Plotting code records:
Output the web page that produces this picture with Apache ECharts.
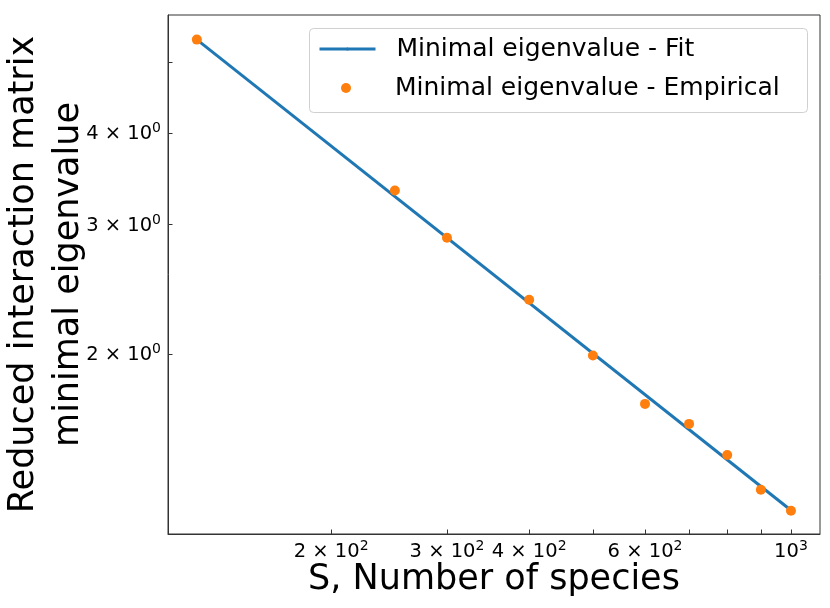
<!DOCTYPE html>
<html>
<head>
<meta charset="utf-8">
<script src="https://cdn.jsdelivr.net/npm/echarts@6/dist/echarts.min.js"></script>
<style>html,body{margin:0;padding:0;background:#fff;}#c{width:830px;height:608px;}</style>
</head>
<body>
<div id="c"></div>
<script>
// ---- data ----
const speciesCounts = [125, 250, 300, 400, 500, 600, 700, 800, 900, 1000];
const empiricalEigen = [5.36, 3.34, 2.88, 2.37, 1.99, 1.71, 1.606, 1.457, 1.306, 1.223];
const fitS = [125, 1000];
const fitEigen = [5.36, 1.225];
const xTickValues = [200, 300, 400, 500, 600, 700, 800, 900, 1000];
const xLabelValues = [200, 300, 400, 600, 1000];
const yTickValues = [2, 3, 4, 5];
const yLabelValues = [2, 3, 4];
const seriesNames = ['Minimal eigenvalue - Fit', 'Minimal eigenvalue - Empirical'];
const xTitle = 'S, Number of species';
const yTitle = 'Reduced interaction matrix\nminimal eigenvalue';

const FONT = 'DejaVu Sans';
const chart = echarts.init(document.getElementById('c'), null, {renderer: 'canvas'});

const richTick = {
  m: {fontSize: 19.5, fontFamily: FONT, color: '#000', verticalAlign: 'bottom', lineHeight: 23},
  s: {fontSize: 14, fontFamily: FONT, color: '#000', verticalAlign: 'top', lineHeight: 14}
};

function xFmt(v) {
  if (Math.abs(v - 1000) < 1e-6) return '{m|10}{s|3}';
  return '{m|' + Math.round(v / 100) + ' × 10}{s|2}';
}
function yFmt(v) {
  return '{m|' + Math.round(v) + ' × 10}{s|0}';
}
const legendText = {fontSize: 25, fontFamily: FONT, color: '#000', lineHeight: 30};

const option = {
  animation: false,
  backgroundColor: '#fff',
  grid: {left: 168, top: 15, right: 10, bottom: 74, containLabel: false, outerBoundsMode: 'none',
         show: true, borderColor: '#333', borderWidth: 1, backgroundColor: 'transparent'},
  xAxis: {
    type: 'log', logBase: 10, min: 113, max: 1107,
    name: xTitle, nameLocation: 'middle', nameGap: 25, nameMoveOverlap: false,
    nameTextStyle: {fontSize: 35, fontFamily: FONT, color: '#000', lineHeight: 42},
    axisLine: {show: true, lineStyle: {color: '#333', width: 1}},
    axisTick: {show: true, inside: true, length: 4.5, lineStyle: {color: '#333'}, customValues: xTickValues},
    axisLabel: {show: true, margin: 5, customValues: xLabelValues, formatter: xFmt, rich: richTick},
    splitLine: {show: false}, minorTick: {show: false}, minorSplitLine: {show: false}
  },
  yAxis: {
    type: 'log', logBase: 10, min: 1.137, max: 5.79,
    name: yTitle, nameLocation: 'middle', nameGap: 77, nameRotate: 90, nameMoveOverlap: false,
    nameTextStyle: {fontSize: 35, fontFamily: FONT, color: '#000', lineHeight: 45, align: 'center'},
    axisLine: {show: true, lineStyle: {color: '#333', width: 1}},
    axisTick: {show: true, inside: true, length: 4.5, lineStyle: {color: '#333'}, customValues: yTickValues},
    axisLabel: {show: true, margin: 7, customValues: yLabelValues, formatter: yFmt, rich: richTick},
    splitLine: {show: false}, minorTick: {show: false}, minorSplitLine: {show: false}
  },
  graphic: [{
    type: 'rect', z: 50,
    shape: {x: 309.5, y: 28.5, width: 498, height: 84, r: 4},
    style: {fill: 'rgba(255,255,255,0.8)', stroke: '#d0d0d0', lineWidth: 1}
  }],
  legend: [{
    data: [{name: seriesNames[0], textStyle: Object.assign({padding: [0, 0, 0, 16]}, legendText)}],
    left: 318, top: 34, orient: 'vertical', padding: 0, z: 60,
    itemWidth: 56, itemHeight: 4,
    lineStyle: {width: 3, color: '#1f77b4'},
    textStyle: Object.assign({padding: [0, 0, 0, 16]}, legendText)
  }, {
    data: [{name: seriesNames[1], icon: 'circle', textStyle: Object.assign({padding: [0, 0, 0, 39]}, legendText)}],
    left: 341, top: 73, orient: 'vertical', padding: 0, z: 60,
    itemWidth: 10, itemHeight: 10,
    textStyle: Object.assign({padding: [0, 0, 0, 39]}, legendText)
  }],
  series: [{
    name: seriesNames[0], type: 'line', symbol: 'none', z: 2,
    data: fitS.map((s, i) => [s, fitEigen[i]]),
    lineStyle: {color: '#1f77b4', width: 3}, itemStyle: {color: '#1f77b4'}
  }, {
    name: seriesNames[1], type: 'scatter', symbol: 'circle', symbolSize: 10, z: 3,
    data: speciesCounts.map((s, i) => [s, empiricalEigen[i]]),
    itemStyle: {color: '#ff7f0e', opacity: 1}
  }]
};
chart.setOption(option);
</script>
</body>
</html>
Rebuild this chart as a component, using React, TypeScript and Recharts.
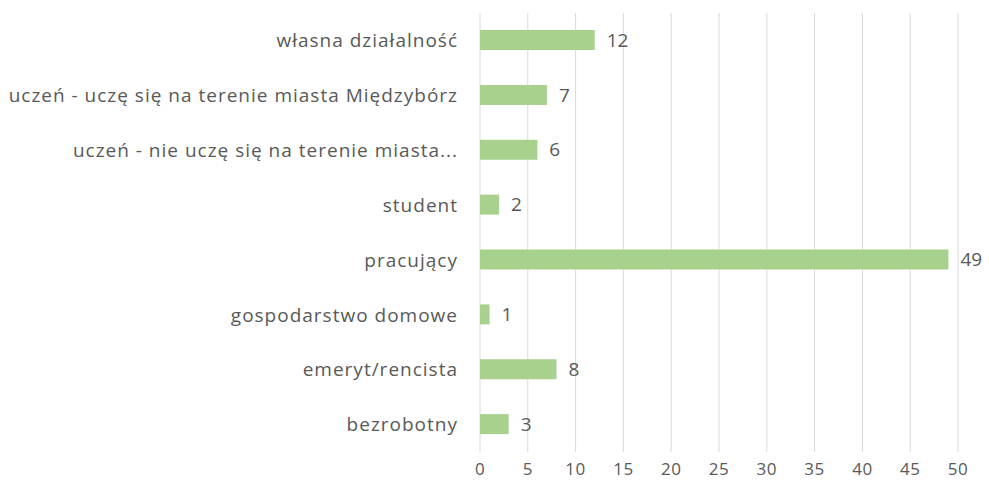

Task description:
Search the data above for lines holding "this" and copy each of them.

Finished exercise:
Output the web page that produces this picture with Apache ECharts.
Rebuild this chart as a component, using React, TypeScript and Recharts.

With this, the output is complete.